◆ **EXERCISE REQUIREMENTS**
Leave out the pictures and restate the rest of the data exactly.

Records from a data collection
________________________________________

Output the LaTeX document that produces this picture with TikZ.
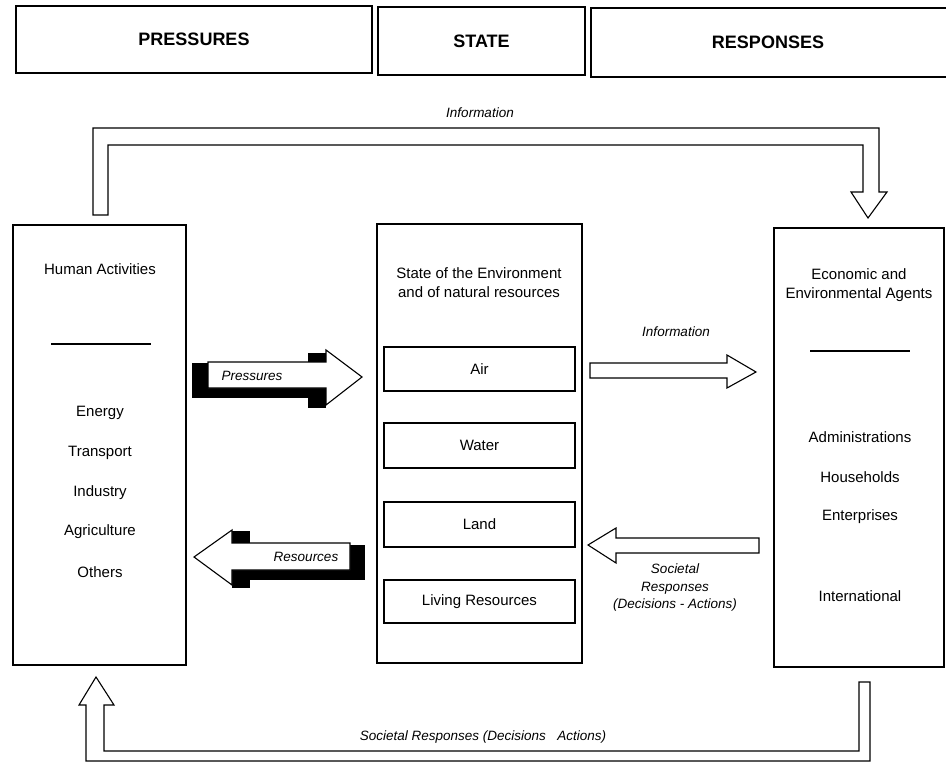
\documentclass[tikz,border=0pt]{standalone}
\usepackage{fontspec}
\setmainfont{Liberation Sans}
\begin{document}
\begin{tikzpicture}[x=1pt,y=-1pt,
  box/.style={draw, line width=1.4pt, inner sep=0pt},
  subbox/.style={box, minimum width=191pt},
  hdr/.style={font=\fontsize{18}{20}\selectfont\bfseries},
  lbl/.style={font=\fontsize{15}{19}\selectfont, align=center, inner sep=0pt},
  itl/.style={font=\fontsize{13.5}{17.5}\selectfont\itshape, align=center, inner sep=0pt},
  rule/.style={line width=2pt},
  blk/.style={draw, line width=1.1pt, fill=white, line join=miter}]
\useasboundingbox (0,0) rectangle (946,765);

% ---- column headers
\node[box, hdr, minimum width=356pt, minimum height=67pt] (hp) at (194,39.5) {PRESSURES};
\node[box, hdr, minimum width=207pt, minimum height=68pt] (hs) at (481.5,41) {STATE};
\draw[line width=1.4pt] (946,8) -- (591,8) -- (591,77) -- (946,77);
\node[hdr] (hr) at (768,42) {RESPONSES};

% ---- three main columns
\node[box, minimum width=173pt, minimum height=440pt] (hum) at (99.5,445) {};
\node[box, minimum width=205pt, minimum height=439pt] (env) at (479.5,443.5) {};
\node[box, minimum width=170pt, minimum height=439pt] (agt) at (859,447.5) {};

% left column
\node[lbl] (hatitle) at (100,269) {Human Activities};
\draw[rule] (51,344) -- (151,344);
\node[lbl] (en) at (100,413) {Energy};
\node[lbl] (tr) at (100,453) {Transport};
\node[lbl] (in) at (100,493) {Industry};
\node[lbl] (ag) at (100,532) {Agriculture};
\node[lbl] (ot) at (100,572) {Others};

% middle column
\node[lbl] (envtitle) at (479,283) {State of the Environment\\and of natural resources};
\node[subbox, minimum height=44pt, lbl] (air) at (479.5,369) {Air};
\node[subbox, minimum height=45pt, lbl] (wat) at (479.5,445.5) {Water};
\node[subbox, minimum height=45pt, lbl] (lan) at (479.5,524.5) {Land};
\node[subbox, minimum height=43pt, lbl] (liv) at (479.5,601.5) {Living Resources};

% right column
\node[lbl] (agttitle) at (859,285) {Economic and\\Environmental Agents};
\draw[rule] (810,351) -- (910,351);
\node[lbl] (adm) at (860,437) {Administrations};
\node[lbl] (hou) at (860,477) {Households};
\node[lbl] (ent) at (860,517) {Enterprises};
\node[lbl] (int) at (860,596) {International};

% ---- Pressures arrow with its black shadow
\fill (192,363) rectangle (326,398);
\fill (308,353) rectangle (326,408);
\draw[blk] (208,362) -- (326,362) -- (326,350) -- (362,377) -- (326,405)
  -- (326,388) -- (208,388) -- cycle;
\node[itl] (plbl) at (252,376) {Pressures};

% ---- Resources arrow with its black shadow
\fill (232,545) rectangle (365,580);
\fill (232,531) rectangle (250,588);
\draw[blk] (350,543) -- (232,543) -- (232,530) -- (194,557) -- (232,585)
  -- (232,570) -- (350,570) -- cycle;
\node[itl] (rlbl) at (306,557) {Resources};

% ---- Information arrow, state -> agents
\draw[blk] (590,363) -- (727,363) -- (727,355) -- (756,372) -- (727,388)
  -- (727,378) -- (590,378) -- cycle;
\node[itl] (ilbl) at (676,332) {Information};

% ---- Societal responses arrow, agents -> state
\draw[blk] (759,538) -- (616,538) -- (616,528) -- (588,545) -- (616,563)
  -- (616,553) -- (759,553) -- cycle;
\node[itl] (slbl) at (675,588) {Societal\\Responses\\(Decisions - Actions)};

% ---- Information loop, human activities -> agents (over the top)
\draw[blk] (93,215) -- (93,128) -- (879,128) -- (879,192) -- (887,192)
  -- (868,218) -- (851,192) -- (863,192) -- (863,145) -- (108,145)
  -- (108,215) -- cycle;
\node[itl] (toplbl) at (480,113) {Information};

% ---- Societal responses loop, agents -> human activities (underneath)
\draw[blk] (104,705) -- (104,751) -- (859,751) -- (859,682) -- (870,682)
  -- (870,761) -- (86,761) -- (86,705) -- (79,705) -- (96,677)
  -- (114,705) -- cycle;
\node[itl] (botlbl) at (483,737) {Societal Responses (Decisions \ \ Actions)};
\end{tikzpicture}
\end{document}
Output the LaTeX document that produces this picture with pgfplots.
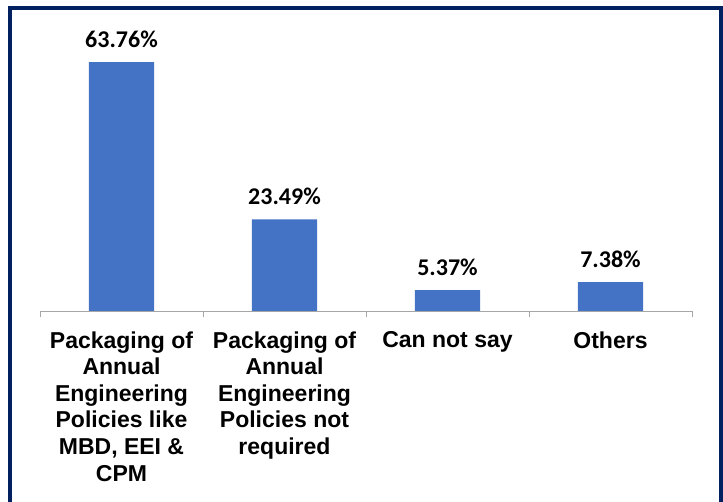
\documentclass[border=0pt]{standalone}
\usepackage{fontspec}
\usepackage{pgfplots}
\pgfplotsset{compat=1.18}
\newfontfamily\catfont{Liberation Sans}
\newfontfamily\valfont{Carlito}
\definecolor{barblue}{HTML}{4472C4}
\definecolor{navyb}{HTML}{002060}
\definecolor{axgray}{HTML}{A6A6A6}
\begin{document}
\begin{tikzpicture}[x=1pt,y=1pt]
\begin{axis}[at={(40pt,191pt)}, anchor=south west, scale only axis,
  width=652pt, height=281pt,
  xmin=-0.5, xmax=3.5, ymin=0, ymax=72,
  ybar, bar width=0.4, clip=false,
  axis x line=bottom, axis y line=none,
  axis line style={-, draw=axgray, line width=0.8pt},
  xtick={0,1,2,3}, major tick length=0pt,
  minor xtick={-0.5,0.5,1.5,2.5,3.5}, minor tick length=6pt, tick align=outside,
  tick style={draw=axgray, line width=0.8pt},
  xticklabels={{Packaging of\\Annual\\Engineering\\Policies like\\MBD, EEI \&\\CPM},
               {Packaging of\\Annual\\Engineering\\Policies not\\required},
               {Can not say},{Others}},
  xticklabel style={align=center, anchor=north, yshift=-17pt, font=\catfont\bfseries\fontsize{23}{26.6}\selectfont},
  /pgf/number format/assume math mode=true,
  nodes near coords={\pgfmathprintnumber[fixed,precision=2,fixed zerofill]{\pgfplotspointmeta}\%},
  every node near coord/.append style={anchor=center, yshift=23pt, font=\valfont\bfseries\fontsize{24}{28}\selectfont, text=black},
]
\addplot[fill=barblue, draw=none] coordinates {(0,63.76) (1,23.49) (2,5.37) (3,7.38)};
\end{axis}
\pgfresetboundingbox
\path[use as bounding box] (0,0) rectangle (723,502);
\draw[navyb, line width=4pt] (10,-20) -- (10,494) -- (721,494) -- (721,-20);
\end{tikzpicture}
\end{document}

________________________________________

◆ **RESPONSE**
Output the LaTeX document that produces this picture with TikZ.
\documentclass[tikz,border=0pt]{standalone}
\usepackage{fontspec}
\setmainfont{Liberation Sans}
\begin{document}
\begin{tikzpicture}[x=1pt,y=-1pt,
  box/.style={draw, line width=1.4pt, inner sep=0pt},
  subbox/.style={box, minimum width=191pt},
  hdr/.style={font=\fontsize{18}{20}\selectfont\bfseries},
  lbl/.style={font=\fontsize{15}{19}\selectfont, align=center, inner sep=0pt},
  itl/.style={font=\fontsize{13.5}{17.5}\selectfont\itshape, align=center, inner sep=0pt},
  rule/.style={line width=2pt},
  blk/.style={draw, line width=1.1pt, fill=white, line join=miter}]
\useasboundingbox (0,0) rectangle (946,765);

% ---- column headers
\node[box, hdr, minimum width=356pt, minimum height=67pt] (hp) at (194,39.5) {PRESSURES};
\node[box, hdr, minimum width=207pt, minimum height=68pt] (hs) at (481.5,41) {STATE};
\draw[line width=1.4pt] (946,8) -- (591,8) -- (591,77) -- (946,77);
\node[hdr] (hr) at (768,42) {RESPONSES};

% ---- three main columns
\node[box, minimum width=173pt, minimum height=440pt] (hum) at (99.5,445) {};
\node[box, minimum width=205pt, minimum height=439pt] (env) at (479.5,443.5) {};
\node[box, minimum width=170pt, minimum height=439pt] (agt) at (859,447.5) {};

% left column
\node[lbl] (hatitle) at (100,269) {Human Activities};
\draw[rule] (51,344) -- (151,344);
\node[lbl] (en) at (100,413) {Energy};
\node[lbl] (tr) at (100,453) {Transport};
\node[lbl] (in) at (100,493) {Industry};
\node[lbl] (ag) at (100,532) {Agriculture};
\node[lbl] (ot) at (100,572) {Others};

% middle column
\node[lbl] (envtitle) at (479,283) {State of the Environment\\and of natural resources};
\node[subbox, minimum height=44pt, lbl] (air) at (479.5,369) {Air};
\node[subbox, minimum height=45pt, lbl] (wat) at (479.5,445.5) {Water};
\node[subbox, minimum height=45pt, lbl] (lan) at (479.5,524.5) {Land};
\node[subbox, minimum height=43pt, lbl] (liv) at (479.5,601.5) {Living Resources};

% right column
\node[lbl] (agttitle) at (859,285) {Economic and\\Environmental Agents};
\draw[rule] (810,351) -- (910,351);
\node[lbl] (adm) at (860,437) {Administrations};
\node[lbl] (hou) at (860,477) {Households};
\node[lbl] (ent) at (860,517) {Enterprises};
\node[lbl] (int) at (860,596) {International};

% ---- Pressures arrow with its black shadow
\fill (192,363) rectangle (326,398);
\fill (308,353) rectangle (326,408);
\draw[blk] (208,362) -- (326,362) -- (326,350) -- (362,377) -- (326,405)
  -- (326,388) -- (208,388) -- cycle;
\node[itl] (plbl) at (252,376) {Pressures};

% ---- Resources arrow with its black shadow
\fill (232,545) rectangle (365,580);
\fill (232,531) rectangle (250,588);
\draw[blk] (350,543) -- (232,543) -- (232,530) -- (194,557) -- (232,585)
  -- (232,570) -- (350,570) -- cycle;
\node[itl] (rlbl) at (306,557) {Resources};

% ---- Information arrow, state -> agents
\draw[blk] (590,363) -- (727,363) -- (727,355) -- (756,372) -- (727,388)
  -- (727,378) -- (590,378) -- cycle;
\node[itl] (ilbl) at (676,332) {Information};

% ---- Societal responses arrow, agents -> state
\draw[blk] (759,538) -- (616,538) -- (616,528) -- (588,545) -- (616,563)
  -- (616,553) -- (759,553) -- cycle;
\node[itl] (slbl) at (675,588) {Societal\\Responses\\(Decisions - Actions)};

% ---- Information loop, human activities -> agents (over the top)
\draw[blk] (93,215) -- (93,128) -- (879,128) -- (879,192) -- (887,192)
  -- (868,218) -- (851,192) -- (863,192) -- (863,145) -- (108,145)
  -- (108,215) -- cycle;
\node[itl] (toplbl) at (480,113) {Information};

% ---- Societal responses loop, agents -> human activities (underneath)
\draw[blk] (104,705) -- (104,751) -- (859,751) -- (859,682) -- (870,682)
  -- (870,761) -- (86,761) -- (86,705) -- (79,705) -- (96,677)
  -- (114,705) -- cycle;
\node[itl] (botlbl) at (483,737) {Societal Responses (Decisions \ \ Actions)};
\end{tikzpicture}
\end{document}
Output the LaTeX document that produces this picture with pgfplots.
\documentclass[border=0pt]{standalone}
\usepackage{fontspec}
\usepackage{pgfplots}
\pgfplotsset{compat=1.18}
\newfontfamily\catfont{Liberation Sans}
\newfontfamily\valfont{Carlito}
\definecolor{barblue}{HTML}{4472C4}
\definecolor{navyb}{HTML}{002060}
\definecolor{axgray}{HTML}{A6A6A6}
\begin{document}
\begin{tikzpicture}[x=1pt,y=1pt]
\begin{axis}[at={(40pt,191pt)}, anchor=south west, scale only axis,
  width=652pt, height=281pt,
  xmin=-0.5, xmax=3.5, ymin=0, ymax=72,
  ybar, bar width=0.4, clip=false,
  axis x line=bottom, axis y line=none,
  axis line style={-, draw=axgray, line width=0.8pt},
  xtick={0,1,2,3}, major tick length=0pt,
  minor xtick={-0.5,0.5,1.5,2.5,3.5}, minor tick length=6pt, tick align=outside,
  tick style={draw=axgray, line width=0.8pt},
  xticklabels={{Packaging of\\Annual\\Engineering\\Policies like\\MBD, EEI \&\\CPM},
               {Packaging of\\Annual\\Engineering\\Policies not\\required},
               {Can not say},{Others}},
  xticklabel style={align=center, anchor=north, yshift=-17pt, font=\catfont\bfseries\fontsize{23}{26.6}\selectfont},
  /pgf/number format/assume math mode=true,
  nodes near coords={\pgfmathprintnumber[fixed,precision=2,fixed zerofill]{\pgfplotspointmeta}\%},
  every node near coord/.append style={anchor=center, yshift=23pt, font=\valfont\bfseries\fontsize{24}{28}\selectfont, text=black},
]
\addplot[fill=barblue, draw=none] coordinates {(0,63.76) (1,23.49) (2,5.37) (3,7.38)};
\end{axis}
\pgfresetboundingbox
\path[use as bounding box] (0,0) rectangle (723,502);
\draw[navyb, line width=4pt] (10,-20) -- (10,494) -- (721,494) -- (721,-20);
\end{tikzpicture}
\end{document}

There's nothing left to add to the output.